● TO BE DONE
Quote the data below in full, minus the images.

● DATA LINES
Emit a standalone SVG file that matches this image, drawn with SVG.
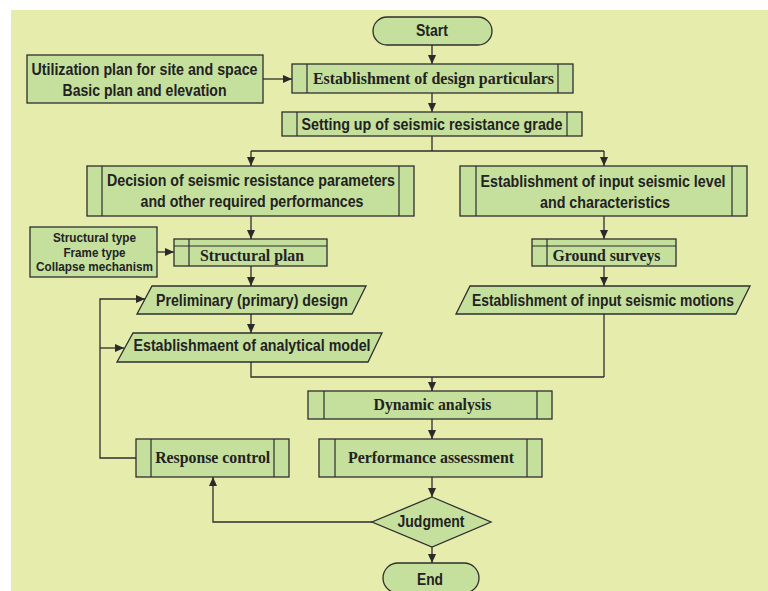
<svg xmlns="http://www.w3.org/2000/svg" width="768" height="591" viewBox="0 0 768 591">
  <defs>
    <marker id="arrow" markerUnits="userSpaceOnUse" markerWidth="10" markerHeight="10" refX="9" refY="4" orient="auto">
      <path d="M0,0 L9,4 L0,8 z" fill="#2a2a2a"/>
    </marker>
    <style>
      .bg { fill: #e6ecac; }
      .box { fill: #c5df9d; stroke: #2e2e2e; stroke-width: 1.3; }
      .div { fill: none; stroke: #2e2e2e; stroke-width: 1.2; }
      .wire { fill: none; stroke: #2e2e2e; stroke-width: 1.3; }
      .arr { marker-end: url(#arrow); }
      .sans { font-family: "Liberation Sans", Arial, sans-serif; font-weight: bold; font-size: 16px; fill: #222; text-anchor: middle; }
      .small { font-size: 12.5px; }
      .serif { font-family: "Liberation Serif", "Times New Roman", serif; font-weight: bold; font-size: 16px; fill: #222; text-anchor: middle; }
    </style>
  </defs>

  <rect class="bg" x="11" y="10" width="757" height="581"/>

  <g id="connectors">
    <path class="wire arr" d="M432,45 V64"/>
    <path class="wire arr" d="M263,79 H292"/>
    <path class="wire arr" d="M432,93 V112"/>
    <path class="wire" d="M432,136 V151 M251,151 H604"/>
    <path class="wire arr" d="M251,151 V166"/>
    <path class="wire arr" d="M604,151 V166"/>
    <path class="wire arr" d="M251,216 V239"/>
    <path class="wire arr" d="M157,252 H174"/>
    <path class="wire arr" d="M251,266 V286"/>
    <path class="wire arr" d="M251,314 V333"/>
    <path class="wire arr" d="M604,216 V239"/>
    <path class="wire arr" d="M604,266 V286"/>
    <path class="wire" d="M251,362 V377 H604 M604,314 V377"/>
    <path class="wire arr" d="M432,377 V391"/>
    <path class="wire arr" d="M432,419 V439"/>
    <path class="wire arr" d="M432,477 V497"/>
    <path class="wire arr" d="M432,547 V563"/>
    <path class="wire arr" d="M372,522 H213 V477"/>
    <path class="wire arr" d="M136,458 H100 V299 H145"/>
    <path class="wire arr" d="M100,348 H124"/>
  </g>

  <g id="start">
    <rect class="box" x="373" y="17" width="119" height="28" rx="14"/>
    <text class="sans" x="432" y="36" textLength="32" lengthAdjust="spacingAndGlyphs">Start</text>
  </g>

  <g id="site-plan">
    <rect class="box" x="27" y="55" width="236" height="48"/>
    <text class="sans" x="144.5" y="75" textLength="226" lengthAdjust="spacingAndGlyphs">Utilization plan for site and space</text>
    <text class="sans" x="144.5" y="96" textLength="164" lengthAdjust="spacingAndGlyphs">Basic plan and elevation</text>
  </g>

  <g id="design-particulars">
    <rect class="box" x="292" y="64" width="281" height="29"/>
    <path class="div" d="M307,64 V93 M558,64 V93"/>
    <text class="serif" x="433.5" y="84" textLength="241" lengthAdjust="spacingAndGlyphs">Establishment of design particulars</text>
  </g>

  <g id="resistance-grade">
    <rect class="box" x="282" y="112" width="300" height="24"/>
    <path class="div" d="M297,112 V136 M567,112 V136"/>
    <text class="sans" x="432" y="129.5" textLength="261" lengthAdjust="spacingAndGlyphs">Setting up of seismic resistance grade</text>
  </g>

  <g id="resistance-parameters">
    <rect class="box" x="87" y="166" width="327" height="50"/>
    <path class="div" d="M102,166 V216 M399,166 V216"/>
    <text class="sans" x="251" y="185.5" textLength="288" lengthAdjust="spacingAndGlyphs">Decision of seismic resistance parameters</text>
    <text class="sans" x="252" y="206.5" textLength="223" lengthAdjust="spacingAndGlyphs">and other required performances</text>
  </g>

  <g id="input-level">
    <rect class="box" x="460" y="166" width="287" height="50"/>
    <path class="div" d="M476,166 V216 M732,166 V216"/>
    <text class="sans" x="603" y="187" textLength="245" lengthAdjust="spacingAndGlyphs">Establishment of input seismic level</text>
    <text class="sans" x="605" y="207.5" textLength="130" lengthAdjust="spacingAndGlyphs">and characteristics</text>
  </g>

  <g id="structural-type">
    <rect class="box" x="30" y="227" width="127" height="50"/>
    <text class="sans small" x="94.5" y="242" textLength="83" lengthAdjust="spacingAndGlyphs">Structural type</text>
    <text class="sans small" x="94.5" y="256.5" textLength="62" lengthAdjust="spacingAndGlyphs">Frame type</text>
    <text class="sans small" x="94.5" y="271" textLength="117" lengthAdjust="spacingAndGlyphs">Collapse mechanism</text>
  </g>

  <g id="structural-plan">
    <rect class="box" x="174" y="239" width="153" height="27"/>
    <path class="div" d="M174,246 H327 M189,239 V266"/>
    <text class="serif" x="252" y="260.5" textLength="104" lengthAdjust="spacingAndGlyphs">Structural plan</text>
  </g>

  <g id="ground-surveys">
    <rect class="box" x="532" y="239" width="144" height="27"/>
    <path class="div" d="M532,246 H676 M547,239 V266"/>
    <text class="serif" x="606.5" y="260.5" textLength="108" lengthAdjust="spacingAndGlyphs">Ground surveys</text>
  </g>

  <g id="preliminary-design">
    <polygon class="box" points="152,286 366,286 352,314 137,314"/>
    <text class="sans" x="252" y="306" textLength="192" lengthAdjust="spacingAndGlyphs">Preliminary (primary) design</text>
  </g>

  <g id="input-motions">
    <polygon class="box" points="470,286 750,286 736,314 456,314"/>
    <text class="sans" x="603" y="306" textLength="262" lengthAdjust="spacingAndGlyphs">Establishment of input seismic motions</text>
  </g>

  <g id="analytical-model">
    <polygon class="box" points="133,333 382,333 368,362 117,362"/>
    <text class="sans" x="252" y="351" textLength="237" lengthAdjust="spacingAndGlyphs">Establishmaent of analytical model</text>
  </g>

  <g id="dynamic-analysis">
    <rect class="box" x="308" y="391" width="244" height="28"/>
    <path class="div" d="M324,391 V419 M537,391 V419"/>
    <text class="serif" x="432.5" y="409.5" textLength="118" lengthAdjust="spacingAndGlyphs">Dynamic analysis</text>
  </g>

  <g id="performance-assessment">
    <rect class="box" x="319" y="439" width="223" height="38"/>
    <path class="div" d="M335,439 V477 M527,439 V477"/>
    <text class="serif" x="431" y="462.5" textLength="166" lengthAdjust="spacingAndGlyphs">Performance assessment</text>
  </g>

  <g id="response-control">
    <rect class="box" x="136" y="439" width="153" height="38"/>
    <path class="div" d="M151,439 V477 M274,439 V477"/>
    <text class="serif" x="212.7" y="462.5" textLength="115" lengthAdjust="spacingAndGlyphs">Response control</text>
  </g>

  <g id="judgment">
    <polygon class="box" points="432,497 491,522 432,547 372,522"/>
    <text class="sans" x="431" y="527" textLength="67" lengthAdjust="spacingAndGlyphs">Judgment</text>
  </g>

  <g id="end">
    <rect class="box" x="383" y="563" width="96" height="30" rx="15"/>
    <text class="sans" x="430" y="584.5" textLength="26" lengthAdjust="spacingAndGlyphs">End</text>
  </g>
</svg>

● WORKED ANSWER
Emit a standalone SVG file that matches this image, drawn with SVG.
<svg xmlns="http://www.w3.org/2000/svg" width="768" height="591" viewBox="0 0 768 591">
  <defs>
    <marker id="arrow" markerUnits="userSpaceOnUse" markerWidth="10" markerHeight="10" refX="9" refY="4" orient="auto">
      <path d="M0,0 L9,4 L0,8 z" fill="#2a2a2a"/>
    </marker>
    <style>
      .bg { fill: #e6ecac; }
      .box { fill: #c5df9d; stroke: #2e2e2e; stroke-width: 1.3; }
      .div { fill: none; stroke: #2e2e2e; stroke-width: 1.2; }
      .wire { fill: none; stroke: #2e2e2e; stroke-width: 1.3; }
      .arr { marker-end: url(#arrow); }
      .sans { font-family: "Liberation Sans", Arial, sans-serif; font-weight: bold; font-size: 16px; fill: #222; text-anchor: middle; }
      .small { font-size: 12.5px; }
      .serif { font-family: "Liberation Serif", "Times New Roman", serif; font-weight: bold; font-size: 16px; fill: #222; text-anchor: middle; }
    </style>
  </defs>

  <rect class="bg" x="11" y="10" width="757" height="581"/>

  <g id="connectors">
    <path class="wire arr" d="M432,45 V64"/>
    <path class="wire arr" d="M263,79 H292"/>
    <path class="wire arr" d="M432,93 V112"/>
    <path class="wire" d="M432,136 V151 M251,151 H604"/>
    <path class="wire arr" d="M251,151 V166"/>
    <path class="wire arr" d="M604,151 V166"/>
    <path class="wire arr" d="M251,216 V239"/>
    <path class="wire arr" d="M157,252 H174"/>
    <path class="wire arr" d="M251,266 V286"/>
    <path class="wire arr" d="M251,314 V333"/>
    <path class="wire arr" d="M604,216 V239"/>
    <path class="wire arr" d="M604,266 V286"/>
    <path class="wire" d="M251,362 V377 H604 M604,314 V377"/>
    <path class="wire arr" d="M432,377 V391"/>
    <path class="wire arr" d="M432,419 V439"/>
    <path class="wire arr" d="M432,477 V497"/>
    <path class="wire arr" d="M432,547 V563"/>
    <path class="wire arr" d="M372,522 H213 V477"/>
    <path class="wire arr" d="M136,458 H100 V299 H145"/>
    <path class="wire arr" d="M100,348 H124"/>
  </g>

  <g id="start">
    <rect class="box" x="373" y="17" width="119" height="28" rx="14"/>
    <text class="sans" x="432" y="36" textLength="32" lengthAdjust="spacingAndGlyphs">Start</text>
  </g>

  <g id="site-plan">
    <rect class="box" x="27" y="55" width="236" height="48"/>
    <text class="sans" x="144.5" y="75" textLength="226" lengthAdjust="spacingAndGlyphs">Utilization plan for site and space</text>
    <text class="sans" x="144.5" y="96" textLength="164" lengthAdjust="spacingAndGlyphs">Basic plan and elevation</text>
  </g>

  <g id="design-particulars">
    <rect class="box" x="292" y="64" width="281" height="29"/>
    <path class="div" d="M307,64 V93 M558,64 V93"/>
    <text class="serif" x="433.5" y="84" textLength="241" lengthAdjust="spacingAndGlyphs">Establishment of design particulars</text>
  </g>

  <g id="resistance-grade">
    <rect class="box" x="282" y="112" width="300" height="24"/>
    <path class="div" d="M297,112 V136 M567,112 V136"/>
    <text class="sans" x="432" y="129.5" textLength="261" lengthAdjust="spacingAndGlyphs">Setting up of seismic resistance grade</text>
  </g>

  <g id="resistance-parameters">
    <rect class="box" x="87" y="166" width="327" height="50"/>
    <path class="div" d="M102,166 V216 M399,166 V216"/>
    <text class="sans" x="251" y="185.5" textLength="288" lengthAdjust="spacingAndGlyphs">Decision of seismic resistance parameters</text>
    <text class="sans" x="252" y="206.5" textLength="223" lengthAdjust="spacingAndGlyphs">and other required performances</text>
  </g>

  <g id="input-level">
    <rect class="box" x="460" y="166" width="287" height="50"/>
    <path class="div" d="M476,166 V216 M732,166 V216"/>
    <text class="sans" x="603" y="187" textLength="245" lengthAdjust="spacingAndGlyphs">Establishment of input seismic level</text>
    <text class="sans" x="605" y="207.5" textLength="130" lengthAdjust="spacingAndGlyphs">and characteristics</text>
  </g>

  <g id="structural-type">
    <rect class="box" x="30" y="227" width="127" height="50"/>
    <text class="sans small" x="94.5" y="242" textLength="83" lengthAdjust="spacingAndGlyphs">Structural type</text>
    <text class="sans small" x="94.5" y="256.5" textLength="62" lengthAdjust="spacingAndGlyphs">Frame type</text>
    <text class="sans small" x="94.5" y="271" textLength="117" lengthAdjust="spacingAndGlyphs">Collapse mechanism</text>
  </g>

  <g id="structural-plan">
    <rect class="box" x="174" y="239" width="153" height="27"/>
    <path class="div" d="M174,246 H327 M189,239 V266"/>
    <text class="serif" x="252" y="260.5" textLength="104" lengthAdjust="spacingAndGlyphs">Structural plan</text>
  </g>

  <g id="ground-surveys">
    <rect class="box" x="532" y="239" width="144" height="27"/>
    <path class="div" d="M532,246 H676 M547,239 V266"/>
    <text class="serif" x="606.5" y="260.5" textLength="108" lengthAdjust="spacingAndGlyphs">Ground surveys</text>
  </g>

  <g id="preliminary-design">
    <polygon class="box" points="152,286 366,286 352,314 137,314"/>
    <text class="sans" x="252" y="306" textLength="192" lengthAdjust="spacingAndGlyphs">Preliminary (primary) design</text>
  </g>

  <g id="input-motions">
    <polygon class="box" points="470,286 750,286 736,314 456,314"/>
    <text class="sans" x="603" y="306" textLength="262" lengthAdjust="spacingAndGlyphs">Establishment of input seismic motions</text>
  </g>

  <g id="analytical-model">
    <polygon class="box" points="133,333 382,333 368,362 117,362"/>
    <text class="sans" x="252" y="351" textLength="237" lengthAdjust="spacingAndGlyphs">Establishmaent of analytical model</text>
  </g>

  <g id="dynamic-analysis">
    <rect class="box" x="308" y="391" width="244" height="28"/>
    <path class="div" d="M324,391 V419 M537,391 V419"/>
    <text class="serif" x="432.5" y="409.5" textLength="118" lengthAdjust="spacingAndGlyphs">Dynamic analysis</text>
  </g>

  <g id="performance-assessment">
    <rect class="box" x="319" y="439" width="223" height="38"/>
    <path class="div" d="M335,439 V477 M527,439 V477"/>
    <text class="serif" x="431" y="462.5" textLength="166" lengthAdjust="spacingAndGlyphs">Performance assessment</text>
  </g>

  <g id="response-control">
    <rect class="box" x="136" y="439" width="153" height="38"/>
    <path class="div" d="M151,439 V477 M274,439 V477"/>
    <text class="serif" x="212.7" y="462.5" textLength="115" lengthAdjust="spacingAndGlyphs">Response control</text>
  </g>

  <g id="judgment">
    <polygon class="box" points="432,497 491,522 432,547 372,522"/>
    <text class="sans" x="431" y="527" textLength="67" lengthAdjust="spacingAndGlyphs">Judgment</text>
  </g>

  <g id="end">
    <rect class="box" x="383" y="563" width="96" height="30" rx="15"/>
    <text class="sans" x="430" y="584.5" textLength="26" lengthAdjust="spacingAndGlyphs">End</text>
  </g>
</svg>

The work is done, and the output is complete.